The study claims that while the BBC’s UK on-demand and catch-up service has more users that its US streaming rivals, it is “not making as much progress” as its competitors.
“When it comes to assessing the direction of travel, it seems iPlayer is going one way while its rivals are going the other,” according to the report.
“Across perceptions of value, satisfaction and quality, the corporation’s service saw declines among all ages in 2016, while, largely speaking, Netflix and Amazon Prime Video saw improvements.”
YouGov said that the threat to the BBC comes not from a single brand, but from the broader issue of how viewers access television programming.
Amazon and Netflix users were found to be far heavier consumers of on-demand TV, while iPlayer viewers were “more likely just to dip their toes in to streaming”.
A third of Amazon and Netflix users watch over ten hours of on-demand TV per week, compared to around a quarter of iPlayer viewers, according to YouGov.
“In the past year especially, Netflix and Amazon Prime Video have made their mark in the UK,” said the study, claiming that the “battle of on-demand streaming television services continues to intensify”.
“With big-budget original content blockbusters such as The Crown and The Grand Tour, both have firmly established themselves as content creators as well as providers. The public has started to take notice and our evidence suggests that they like what they see.”
The news comes in the same month that BBC director general Tony Hall said that the BBC must “reinvent public service broadcasting” in a bid to take on digital video giants like Amazon and Netflix.
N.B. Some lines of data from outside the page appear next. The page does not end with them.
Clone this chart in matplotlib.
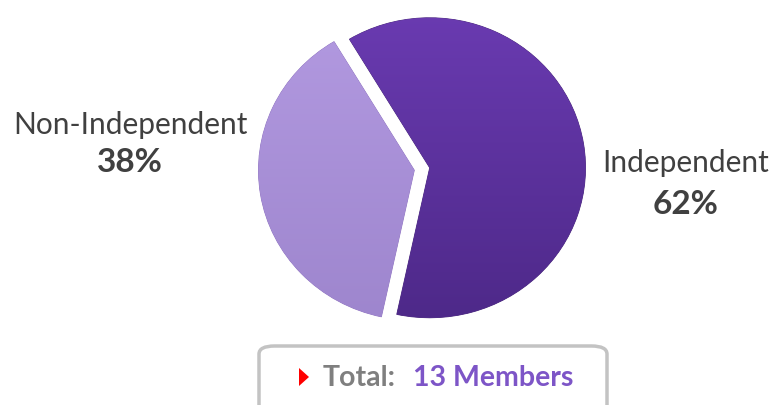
import numpy as np
import matplotlib.pyplot as plt
from matplotlib.patches import FancyBboxPatch, Polygon
from matplotlib.colors import LinearSegmentedColormap

# data
labels = ['Independent', 'Non-Independent']
shares = [62, 38]
colors = ['#5d31a0', '#a88bd7']
total_members = 13

# top / bottom shades used to fake the glossy gradient
shade_top = ['#6c3cb4', '#b49be2']
shade_bot = ['#4b2785', '#9c84cc']

plt.rcParams['font.family'] = ['Lato', 'DejaVu Sans']

fig = plt.figure(figsize=(7.74, 4.06), dpi=100)
fig.patch.set_facecolor('white')

# pie axes, slightly wider than tall to mimic the perspective look
W, H = 774, 406
cx, cy = 422, 170
aw, ah = 374, 360
ax = fig.add_axes([(cx - aw / 2) / W, (H - cy - ah / 2) / H, aw / W, ah / H])
wedges, _ = ax.pie(shares, colors=colors, startangle=121, counterclock=False,
                   explode=[0.05, 0.05],
                   wedgeprops=dict(edgecolor='#4a2a7a', linewidth=0.6))
wedges[1].set_edgecolor('#8f74c0')
ax.set_aspect('auto')

grad = np.linspace(0, 1, 256).reshape(-1, 1)
for w, top, bot in zip(wedges, shade_top, shade_bot):
    cmap = LinearSegmentedColormap.from_list('g', [bot, top])
    im = ax.imshow(grad, cmap=cmap, extent=[-1.2, 1.2, -1.2, 1.2],
                   origin='lower', aspect='auto', zorder=w.get_zorder() + 0.1)
    im.set_clip_path(w)
ax.set_xlim(-1.2, 1.2)
ax.set_ylim(-1.2, 1.2)
ax.axis('off')

# outside labels
txt_col = '#404040'
fig.text(130 / W, 1 - 125 / H, labels[1], ha='center', va='center',
         fontsize=21.5, color=txt_col)
fig.text(130 / W, 1 - 163 / H, '%d%%' % shares[1], ha='center', va='center',
         fontsize=24, fontweight='bold', color=txt_col)
fig.text(686 / W, 1 - 163 / H, labels[0], ha='center', va='center',
         fontsize=21.5, color=txt_col)
fig.text(686 / W, 1 - 205 / H, '%d%%' % shares[0], ha='center', va='center',
         fontsize=24, fontweight='bold', color=txt_col)

# total box at the bottom
box = FancyBboxPatch((259 / W, -20 / H), 348 / W, 79 / H,
                     boxstyle='round,pad=0,rounding_size=0.02',
                     transform=fig.transFigure, facecolor='white',
                     edgecolor='#c3c3c3', linewidth=2.5, clip_on=False)
fig.add_artist(box)
tri = Polygon([(299 / W, 1 - 369 / H), (299 / W, 1 - 387 / H), (309 / W, 1 - 378 / H)],
              closed=True, transform=fig.transFigure, facecolor='#ff0000',
              edgecolor='none')
fig.add_artist(tri)
fig.text(323 / W, 1 - 378 / H, 'Total:', ha='left', va='center',
         fontsize=20.5, fontweight='bold', color='#7f7f7f')
fig.text(413 / W, 1 - 378 / H, '%d Members' % total_members, ha='left',
         va='center', fontsize=20.5, fontweight='bold', color='#7d55c7')

fig.savefig('out.png', dpi=100, facecolor='white')
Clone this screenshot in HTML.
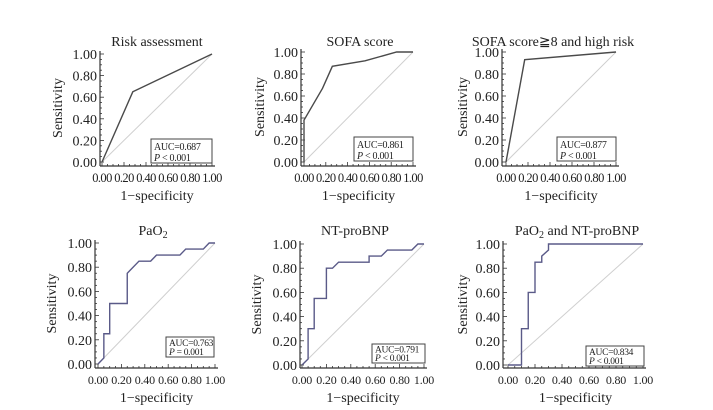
<!DOCTYPE html>
<html><head><meta charset="utf-8"><style>
body{margin:0;background:#fff;}
svg{display:block;font-family:"Liberation Serif",serif;}
</style></head><body>
<svg id="fig" width="713" height="410"></svg>
<script>
const tickLabels=["0.00","0.20","0.40","0.60","0.80","1.00"];
const tickValues=[0,0.2,0.4,0.6,0.8,1];
const riskX=[0,0.28,1];
const riskY=[0,0.65,1];
const sofaX=[0,0,0.17,0.26,0.56,0.85,1];
const sofaY=[0,0.38,0.67,0.87,0.92,1,1];
const comboX=[0,0.17,1];
const comboY=[0,0.93,1];
const paoX=[0,0.05,0.05,0.10,0.10,0.25,0.25,0.35,0.45,0.5,0.7,0.75,0.9,0.95,1];
const paoY=[0,0.05,0.25,0.25,0.5,0.5,0.75,0.85,0.85,0.9,0.9,0.95,0.95,1,1];
const ntX=[0,0.05,0.05,0.1,0.1,0.2,0.2,0.25,0.3,0.55,0.55,0.65,0.7,0.9,0.95,1];
const ntY=[0,0.05,0.3,0.3,0.55,0.55,0.8,0.8,0.85,0.85,0.9,0.9,0.95,0.95,1,1];
const bothX=[0,0.1,0.1,0.15,0.15,0.2,0.2,0.25,0.25,0.3,0.3,1];
const bothY=[0,0,0.3,0.3,0.6,0.6,0.85,0.85,0.9,0.95,1,1];
const aucLabels=["AUC=0.687","AUC=0.861","AUC=0.877","AUC=0.763","AUC=0.791","AUC=0.834"];
const pLabels=["< 0.001","< 0.001","< 0.001","= 0.001","< 0.001","< 0.001"];

const NS="http://www.w3.org/2000/svg";
const svg=document.getElementById('fig');
function mk(tag,attrs,parent){const e=document.createElementNS(NS,tag);for(const k in attrs)e.setAttribute(k,attrs[k]);(parent||svg).appendChild(e);return e;}

const panels=[
 {name:"risk",title:"Risk assessment",xs:riskX,ys:riskY,ax:100,x0:102,x1:212,y0:162,y1:54,xa:166,tx:157,ty:46,sx:58,box:[151,139,61,24],col:"#4a4a4a",lx:200},
 {name:"sofa",title:"SOFA score",xs:sofaX,ys:sofaY,ax:301,x0:304,x1:413,y0:162,y1:52,xa:166,tx:360,ty:46,sx:260,box:[354,137,59,24],col:"#4a4a4a",lx:200},
 {name:"sofa-high-risk",title:"SOFA score\u22678 and high risk",xs:comboX,ys:comboY,ax:502,x0:506,x1:616,y0:162,y1:52,xa:166,tx:553,ty:46,sx:463,box:[557,137,59,24],col:"#4a4a4a",lx:200},
 {name:"pao2",title:"PaO",sub:"2",xs:paoX,ys:paoY,ax:95,x0:98,x1:215,y0:364,y1:243,xa:368,tx:153,ty:235,sx:52,box:[166,337,48,20],col:"#5a5a88",lx:402},
 {name:"nt-probnp",title:"NT-proBNP",xs:ntX,ys:ntY,ax:300,x0:302,x1:424,y0:365,y1:244,xa:368,tx:355,ty:235,sx:257,box:[372,344,53,19],col:"#5a5a88",lx:402},
 {name:"pao2-and-nt-probnp",title:"PaO",sub:"2",tail:" and NT-proBNP",xs:bothX,ys:bothY,ax:503,x0:508,x1:643,y0:365,y1:244,xa:368,tx:577,ty:235,sx:463,box:[586,346,58,20],col:"#5a5a88",lx:402}
];

panels.forEach((p,i)=>{
 const g=mk('g',{});
 
 
 const X=v=>p.x0+v*(p.x1-p.x0), Y=v=>p.y0+v*(p.y1-p.y0);
 const t=mk('text',{x:p.tx,y:p.ty,'text-anchor':'middle','font-size':14,fill:'#222'},g);
 
 
 t.textContent=p.title;
 if(p.sub){const s=mk('tspan',{'font-size':10,dy:3},t);s.textContent=p.sub;if(p.tail){const s2=mk('tspan',{dy:-3},t);s2.textContent=p.tail;}}
 const ya=mk('line',{x1:p.ax,y1:Y(1)-3,x2:p.ax,y2:p.xa,stroke:'#333','stroke-width':1.2},g);
 
 
 const xa=mk('line',{x1:p.ax,y1:p.xa,x2:X(1)+3,y2:p.xa,stroke:'#333','stroke-width':1.2},g);
 
 
 for(let k=0;k<=20;k++){const v=k/20,len=(k%4==0)?4:2;
  mk('line',{x1:p.ax,y1:Y(v),x2:p.ax+len,y2:Y(v),stroke:'#333','stroke-width':0.8},g);
  mk('line',{x1:X(v),y1:p.xa,x2:X(v),y2:p.xa-len,stroke:'#333','stroke-width':0.8},g);}
 tickValues.forEach((v,j)=>{
  const a=mk('text',{x:p.ax-3,y:Y(v)+5,'text-anchor':'end','font-size':14,fill:'#222'},g);
  
  
  a.textContent=tickLabels[j];
  const b=mk('text',{x:X(v),y:p.xa+16,'text-anchor':'middle','font-size':i<3?12.5:12,fill:'#222','letter-spacing':i<3?-0.6:-0.2},g);
  
  
  b.textContent=tickLabels[j];
 });
 const xl=mk('text',{x:(p.x0+p.x1)/2,y:p.lx,'text-anchor':'middle','font-size':14,fill:'#222'},g);
 
 
 xl.textContent='1\u2212specificity';
 const yl=mk('text',{x:0,y:0,'text-anchor':'middle','font-size':14,fill:'#222',transform:`translate(${p.sx+4},${(p.y0+p.y1)/2}) rotate(-90)`},g);
 
 
 yl.textContent='Sensitivity';
 const d=mk('line',{x1:X(0),y1:Y(0),x2:X(1),y2:Y(1),stroke:'#cfcfcf','stroke-width':1},g);
 
 
 const pts=p.xs.map((v,k)=>X(v)+','+Y(p.ys[k])).join(' ');
 const c=mk('polyline',{points:pts,fill:'none',stroke:p.col,'stroke-width':1.4},g);
 
 
 const [bx,by,bw,bh]=p.box;
 const bg=mk('g',{},g);
 
 
 mk('rect',{x:bx,y:by,width:bw,height:bh,fill:'#fff',stroke:'#444','stroke-width':1},bg);
 const fs=i<3?10:9.5;
 const a1=mk('text',{x:bx+3,y:by+bh/2-1,'font-size':fs,fill:'#222','letter-spacing':-0.3},bg);a1.textContent=aucLabels[i];
 const a2=mk('text',{x:bx+3,y:by+bh-2,'font-size':fs,fill:'#222','letter-spacing':-0.3},bg);
 const it=mk('tspan',{'font-style':'italic'},a2);it.textContent='P';
 const rest=mk('tspan',{},a2);rest.textContent=' '+pLabels[i];
});
</script>
</body></html>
In a speech to BBC staff in Birmingham to mark the beginning of the BBC’s new eleven-year charter period, Hall said that the BBC iPlayer must “make the leap from a catch-up service to a must-visit destination in its own right”.
“Our goal, even in the face of rapid growth by our competitors, is for iPlayer to be the number one online TV service in the UK. That will mean doubling our reach, and quadrupling the time each person spends on it every week. And we want do it by 2020.”